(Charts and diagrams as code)
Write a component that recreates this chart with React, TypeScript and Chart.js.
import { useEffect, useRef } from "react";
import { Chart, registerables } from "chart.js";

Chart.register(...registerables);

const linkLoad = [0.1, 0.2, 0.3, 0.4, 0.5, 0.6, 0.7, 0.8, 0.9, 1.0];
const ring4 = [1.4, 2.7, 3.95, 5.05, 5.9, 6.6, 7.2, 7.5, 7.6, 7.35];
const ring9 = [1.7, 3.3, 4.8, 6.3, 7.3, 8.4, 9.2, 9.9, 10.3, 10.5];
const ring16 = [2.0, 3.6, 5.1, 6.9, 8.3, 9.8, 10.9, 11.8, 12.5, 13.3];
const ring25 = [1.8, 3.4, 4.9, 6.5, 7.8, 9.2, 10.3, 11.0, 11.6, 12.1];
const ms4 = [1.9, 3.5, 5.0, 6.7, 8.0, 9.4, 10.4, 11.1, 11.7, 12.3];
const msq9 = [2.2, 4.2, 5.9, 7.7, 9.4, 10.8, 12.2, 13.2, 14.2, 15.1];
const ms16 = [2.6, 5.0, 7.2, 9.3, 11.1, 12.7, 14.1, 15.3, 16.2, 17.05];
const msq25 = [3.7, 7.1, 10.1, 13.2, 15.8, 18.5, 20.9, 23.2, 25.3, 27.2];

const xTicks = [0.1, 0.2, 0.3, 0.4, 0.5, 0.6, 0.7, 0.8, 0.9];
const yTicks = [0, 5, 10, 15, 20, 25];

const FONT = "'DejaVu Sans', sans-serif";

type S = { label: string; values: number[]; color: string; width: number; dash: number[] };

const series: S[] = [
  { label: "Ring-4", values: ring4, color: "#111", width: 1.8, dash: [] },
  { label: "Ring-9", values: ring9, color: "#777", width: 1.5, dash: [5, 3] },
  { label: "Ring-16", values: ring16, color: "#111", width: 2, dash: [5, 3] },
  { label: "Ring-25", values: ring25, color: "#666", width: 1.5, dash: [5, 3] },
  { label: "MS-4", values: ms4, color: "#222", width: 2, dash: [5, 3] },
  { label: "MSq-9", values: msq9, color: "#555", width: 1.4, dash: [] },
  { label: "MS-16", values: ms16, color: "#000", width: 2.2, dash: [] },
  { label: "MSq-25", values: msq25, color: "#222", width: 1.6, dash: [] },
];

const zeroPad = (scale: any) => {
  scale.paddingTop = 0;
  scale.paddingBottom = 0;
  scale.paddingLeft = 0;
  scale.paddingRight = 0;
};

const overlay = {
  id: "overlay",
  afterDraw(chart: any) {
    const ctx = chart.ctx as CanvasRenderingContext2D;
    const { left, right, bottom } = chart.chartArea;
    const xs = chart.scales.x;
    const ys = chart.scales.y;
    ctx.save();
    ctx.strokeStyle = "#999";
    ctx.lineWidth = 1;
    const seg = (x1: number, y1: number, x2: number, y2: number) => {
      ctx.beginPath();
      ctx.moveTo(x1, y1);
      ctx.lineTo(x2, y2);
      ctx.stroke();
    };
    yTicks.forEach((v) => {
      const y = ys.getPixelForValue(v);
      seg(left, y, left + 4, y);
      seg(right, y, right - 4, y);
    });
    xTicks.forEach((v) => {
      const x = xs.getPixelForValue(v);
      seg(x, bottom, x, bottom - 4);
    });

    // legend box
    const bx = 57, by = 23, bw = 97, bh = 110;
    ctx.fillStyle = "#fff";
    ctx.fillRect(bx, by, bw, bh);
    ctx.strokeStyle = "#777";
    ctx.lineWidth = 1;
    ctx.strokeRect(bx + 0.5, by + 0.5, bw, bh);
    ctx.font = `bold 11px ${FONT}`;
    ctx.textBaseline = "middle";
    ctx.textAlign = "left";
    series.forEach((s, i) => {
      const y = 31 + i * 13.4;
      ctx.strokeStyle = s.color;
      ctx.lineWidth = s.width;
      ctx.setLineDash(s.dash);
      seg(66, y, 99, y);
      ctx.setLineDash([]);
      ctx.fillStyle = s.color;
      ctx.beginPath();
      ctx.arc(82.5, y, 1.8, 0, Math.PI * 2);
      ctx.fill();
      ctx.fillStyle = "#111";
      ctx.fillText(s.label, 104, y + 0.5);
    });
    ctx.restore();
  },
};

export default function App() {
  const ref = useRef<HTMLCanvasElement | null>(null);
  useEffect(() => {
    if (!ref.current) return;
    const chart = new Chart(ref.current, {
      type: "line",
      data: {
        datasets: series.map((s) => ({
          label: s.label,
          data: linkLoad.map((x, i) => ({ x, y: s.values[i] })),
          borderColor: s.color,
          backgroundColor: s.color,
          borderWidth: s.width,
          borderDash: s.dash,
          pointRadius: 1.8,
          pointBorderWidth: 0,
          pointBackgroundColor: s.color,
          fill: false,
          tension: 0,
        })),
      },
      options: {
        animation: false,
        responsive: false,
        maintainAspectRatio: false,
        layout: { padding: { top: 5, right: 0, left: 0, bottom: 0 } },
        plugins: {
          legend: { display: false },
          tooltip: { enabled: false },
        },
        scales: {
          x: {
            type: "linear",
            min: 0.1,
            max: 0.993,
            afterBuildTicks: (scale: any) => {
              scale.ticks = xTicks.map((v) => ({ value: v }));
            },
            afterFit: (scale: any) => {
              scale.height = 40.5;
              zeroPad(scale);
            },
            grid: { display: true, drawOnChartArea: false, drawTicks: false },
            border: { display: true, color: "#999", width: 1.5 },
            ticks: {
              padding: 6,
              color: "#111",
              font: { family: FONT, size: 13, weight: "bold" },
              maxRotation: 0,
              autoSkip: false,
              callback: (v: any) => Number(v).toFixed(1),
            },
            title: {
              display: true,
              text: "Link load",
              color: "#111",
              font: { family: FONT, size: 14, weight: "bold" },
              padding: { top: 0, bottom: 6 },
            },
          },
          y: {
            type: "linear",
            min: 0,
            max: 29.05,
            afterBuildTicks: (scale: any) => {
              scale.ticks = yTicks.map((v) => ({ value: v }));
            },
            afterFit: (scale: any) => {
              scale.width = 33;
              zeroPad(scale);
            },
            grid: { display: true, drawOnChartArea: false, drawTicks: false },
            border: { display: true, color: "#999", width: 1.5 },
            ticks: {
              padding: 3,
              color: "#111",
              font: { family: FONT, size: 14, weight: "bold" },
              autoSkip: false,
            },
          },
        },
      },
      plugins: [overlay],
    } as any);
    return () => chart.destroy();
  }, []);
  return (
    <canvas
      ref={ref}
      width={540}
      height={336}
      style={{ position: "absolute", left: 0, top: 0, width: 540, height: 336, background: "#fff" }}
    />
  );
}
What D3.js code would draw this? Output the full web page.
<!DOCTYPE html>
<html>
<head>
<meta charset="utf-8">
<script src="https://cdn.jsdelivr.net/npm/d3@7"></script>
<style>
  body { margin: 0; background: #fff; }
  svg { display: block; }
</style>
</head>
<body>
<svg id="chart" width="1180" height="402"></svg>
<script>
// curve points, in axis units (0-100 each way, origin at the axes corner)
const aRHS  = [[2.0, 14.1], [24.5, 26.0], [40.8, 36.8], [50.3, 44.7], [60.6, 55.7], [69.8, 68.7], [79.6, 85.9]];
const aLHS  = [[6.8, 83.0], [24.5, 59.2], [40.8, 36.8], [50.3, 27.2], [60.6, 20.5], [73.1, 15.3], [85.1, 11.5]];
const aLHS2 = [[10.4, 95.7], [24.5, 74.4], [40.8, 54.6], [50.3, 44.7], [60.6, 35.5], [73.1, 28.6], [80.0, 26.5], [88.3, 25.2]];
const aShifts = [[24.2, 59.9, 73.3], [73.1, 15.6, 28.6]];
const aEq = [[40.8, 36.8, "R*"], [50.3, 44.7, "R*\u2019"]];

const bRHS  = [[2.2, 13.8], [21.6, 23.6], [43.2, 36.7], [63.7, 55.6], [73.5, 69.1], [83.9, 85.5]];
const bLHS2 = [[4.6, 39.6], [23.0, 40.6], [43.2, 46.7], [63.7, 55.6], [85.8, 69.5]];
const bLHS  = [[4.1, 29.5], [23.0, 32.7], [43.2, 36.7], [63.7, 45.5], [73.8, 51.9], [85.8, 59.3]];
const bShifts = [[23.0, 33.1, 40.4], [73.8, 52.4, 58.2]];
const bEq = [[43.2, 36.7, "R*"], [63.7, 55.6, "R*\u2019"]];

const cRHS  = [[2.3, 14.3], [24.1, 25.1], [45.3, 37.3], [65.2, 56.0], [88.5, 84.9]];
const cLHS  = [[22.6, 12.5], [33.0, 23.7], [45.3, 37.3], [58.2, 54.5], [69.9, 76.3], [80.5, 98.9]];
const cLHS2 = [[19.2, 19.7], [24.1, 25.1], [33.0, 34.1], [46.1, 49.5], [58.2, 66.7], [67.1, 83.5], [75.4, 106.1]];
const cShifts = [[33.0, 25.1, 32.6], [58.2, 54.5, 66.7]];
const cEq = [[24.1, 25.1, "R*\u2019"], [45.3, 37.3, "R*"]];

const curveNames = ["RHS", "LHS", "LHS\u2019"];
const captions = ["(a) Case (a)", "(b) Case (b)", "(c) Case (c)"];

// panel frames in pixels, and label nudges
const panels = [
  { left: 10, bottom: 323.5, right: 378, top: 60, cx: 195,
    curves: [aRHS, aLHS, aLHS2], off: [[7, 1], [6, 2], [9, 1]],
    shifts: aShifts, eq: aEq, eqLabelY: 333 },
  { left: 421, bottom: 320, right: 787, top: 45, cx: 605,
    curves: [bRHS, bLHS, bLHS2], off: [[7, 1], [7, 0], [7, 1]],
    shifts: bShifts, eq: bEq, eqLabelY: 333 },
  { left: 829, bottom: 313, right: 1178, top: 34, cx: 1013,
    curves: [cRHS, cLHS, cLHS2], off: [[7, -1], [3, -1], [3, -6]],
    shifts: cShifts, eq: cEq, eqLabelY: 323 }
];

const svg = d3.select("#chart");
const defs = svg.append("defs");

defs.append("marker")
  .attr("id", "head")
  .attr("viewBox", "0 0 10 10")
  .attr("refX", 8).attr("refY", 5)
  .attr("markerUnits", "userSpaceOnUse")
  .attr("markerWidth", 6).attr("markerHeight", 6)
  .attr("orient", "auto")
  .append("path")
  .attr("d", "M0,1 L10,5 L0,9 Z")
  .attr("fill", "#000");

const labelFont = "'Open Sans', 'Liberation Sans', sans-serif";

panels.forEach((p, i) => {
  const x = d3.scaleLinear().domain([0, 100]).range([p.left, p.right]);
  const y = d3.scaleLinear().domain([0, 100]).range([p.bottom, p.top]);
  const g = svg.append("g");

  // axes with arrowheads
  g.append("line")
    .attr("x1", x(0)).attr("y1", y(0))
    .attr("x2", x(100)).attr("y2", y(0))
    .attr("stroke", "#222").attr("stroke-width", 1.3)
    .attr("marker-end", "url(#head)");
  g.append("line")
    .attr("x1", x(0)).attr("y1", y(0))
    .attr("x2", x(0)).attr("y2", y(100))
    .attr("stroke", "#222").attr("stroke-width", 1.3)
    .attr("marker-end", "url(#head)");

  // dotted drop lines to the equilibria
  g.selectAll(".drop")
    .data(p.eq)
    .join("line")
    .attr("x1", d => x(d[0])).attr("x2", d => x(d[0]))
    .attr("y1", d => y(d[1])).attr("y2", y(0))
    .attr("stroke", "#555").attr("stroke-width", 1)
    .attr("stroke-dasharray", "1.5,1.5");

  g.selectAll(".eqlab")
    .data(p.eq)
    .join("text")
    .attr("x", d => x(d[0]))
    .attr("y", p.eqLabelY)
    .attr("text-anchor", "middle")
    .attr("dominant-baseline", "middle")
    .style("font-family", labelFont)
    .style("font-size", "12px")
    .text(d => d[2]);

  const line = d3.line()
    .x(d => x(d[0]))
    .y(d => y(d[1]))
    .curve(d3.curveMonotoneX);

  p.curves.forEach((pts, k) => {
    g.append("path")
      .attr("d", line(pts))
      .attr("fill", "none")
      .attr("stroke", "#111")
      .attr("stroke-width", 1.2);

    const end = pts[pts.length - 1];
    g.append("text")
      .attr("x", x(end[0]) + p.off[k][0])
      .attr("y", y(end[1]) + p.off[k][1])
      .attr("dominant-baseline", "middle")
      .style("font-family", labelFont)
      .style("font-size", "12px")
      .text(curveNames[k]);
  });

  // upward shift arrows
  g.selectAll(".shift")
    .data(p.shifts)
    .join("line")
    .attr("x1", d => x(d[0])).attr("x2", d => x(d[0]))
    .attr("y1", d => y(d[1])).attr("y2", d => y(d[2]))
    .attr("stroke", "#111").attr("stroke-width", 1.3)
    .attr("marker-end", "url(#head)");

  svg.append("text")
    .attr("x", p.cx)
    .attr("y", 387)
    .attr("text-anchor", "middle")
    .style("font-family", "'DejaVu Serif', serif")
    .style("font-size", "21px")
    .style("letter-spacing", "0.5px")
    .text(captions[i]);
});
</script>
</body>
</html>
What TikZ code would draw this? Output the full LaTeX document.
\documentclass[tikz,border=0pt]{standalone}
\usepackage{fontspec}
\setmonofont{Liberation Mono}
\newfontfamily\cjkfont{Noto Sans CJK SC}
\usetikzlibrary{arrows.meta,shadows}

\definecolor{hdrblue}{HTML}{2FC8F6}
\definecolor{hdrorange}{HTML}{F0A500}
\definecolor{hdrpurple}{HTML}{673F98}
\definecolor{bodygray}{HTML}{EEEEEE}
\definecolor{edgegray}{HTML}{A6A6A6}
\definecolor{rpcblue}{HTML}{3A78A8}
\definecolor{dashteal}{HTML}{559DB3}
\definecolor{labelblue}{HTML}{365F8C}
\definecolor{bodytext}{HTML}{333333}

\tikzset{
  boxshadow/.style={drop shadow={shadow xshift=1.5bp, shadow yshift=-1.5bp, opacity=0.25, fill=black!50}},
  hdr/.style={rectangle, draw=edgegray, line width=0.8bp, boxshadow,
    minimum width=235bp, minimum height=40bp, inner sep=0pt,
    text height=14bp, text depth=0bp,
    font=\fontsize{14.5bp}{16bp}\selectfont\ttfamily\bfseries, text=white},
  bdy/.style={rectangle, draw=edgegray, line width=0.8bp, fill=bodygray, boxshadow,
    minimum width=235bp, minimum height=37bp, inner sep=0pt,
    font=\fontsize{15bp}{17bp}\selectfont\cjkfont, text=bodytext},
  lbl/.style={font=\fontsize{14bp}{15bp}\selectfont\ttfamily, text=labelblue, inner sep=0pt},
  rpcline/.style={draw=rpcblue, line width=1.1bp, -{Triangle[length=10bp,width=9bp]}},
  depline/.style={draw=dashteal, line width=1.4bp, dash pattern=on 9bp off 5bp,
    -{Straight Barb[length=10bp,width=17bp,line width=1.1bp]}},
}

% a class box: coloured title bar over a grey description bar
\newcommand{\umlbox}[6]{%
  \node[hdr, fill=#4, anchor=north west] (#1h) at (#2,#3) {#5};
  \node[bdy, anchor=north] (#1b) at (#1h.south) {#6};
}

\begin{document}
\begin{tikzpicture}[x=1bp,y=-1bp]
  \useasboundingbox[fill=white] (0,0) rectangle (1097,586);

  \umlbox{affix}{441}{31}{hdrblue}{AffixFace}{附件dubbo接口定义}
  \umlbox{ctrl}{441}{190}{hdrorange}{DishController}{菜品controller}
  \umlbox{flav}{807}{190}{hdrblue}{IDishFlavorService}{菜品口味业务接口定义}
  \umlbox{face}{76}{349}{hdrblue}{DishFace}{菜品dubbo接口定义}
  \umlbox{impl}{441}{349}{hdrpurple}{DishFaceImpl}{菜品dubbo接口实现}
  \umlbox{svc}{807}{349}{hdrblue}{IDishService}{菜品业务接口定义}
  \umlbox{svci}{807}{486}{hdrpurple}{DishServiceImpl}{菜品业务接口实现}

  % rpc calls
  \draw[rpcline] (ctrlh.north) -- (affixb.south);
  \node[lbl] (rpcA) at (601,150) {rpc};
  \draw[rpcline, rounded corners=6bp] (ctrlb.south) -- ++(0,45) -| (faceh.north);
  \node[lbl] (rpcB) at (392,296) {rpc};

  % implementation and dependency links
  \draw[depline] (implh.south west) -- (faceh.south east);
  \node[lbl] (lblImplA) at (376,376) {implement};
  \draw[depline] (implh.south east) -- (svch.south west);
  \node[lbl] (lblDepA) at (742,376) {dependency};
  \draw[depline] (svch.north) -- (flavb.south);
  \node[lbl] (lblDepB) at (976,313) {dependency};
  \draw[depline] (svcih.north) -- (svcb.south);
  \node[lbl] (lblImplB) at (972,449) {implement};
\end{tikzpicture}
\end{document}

Written exercise: Using the listing, copy every line where the word "would" shows up.

Solution to this problem:
What D3.js code would draw this? Output the full web page.
What TikZ code would draw this? Output the full LaTeX document.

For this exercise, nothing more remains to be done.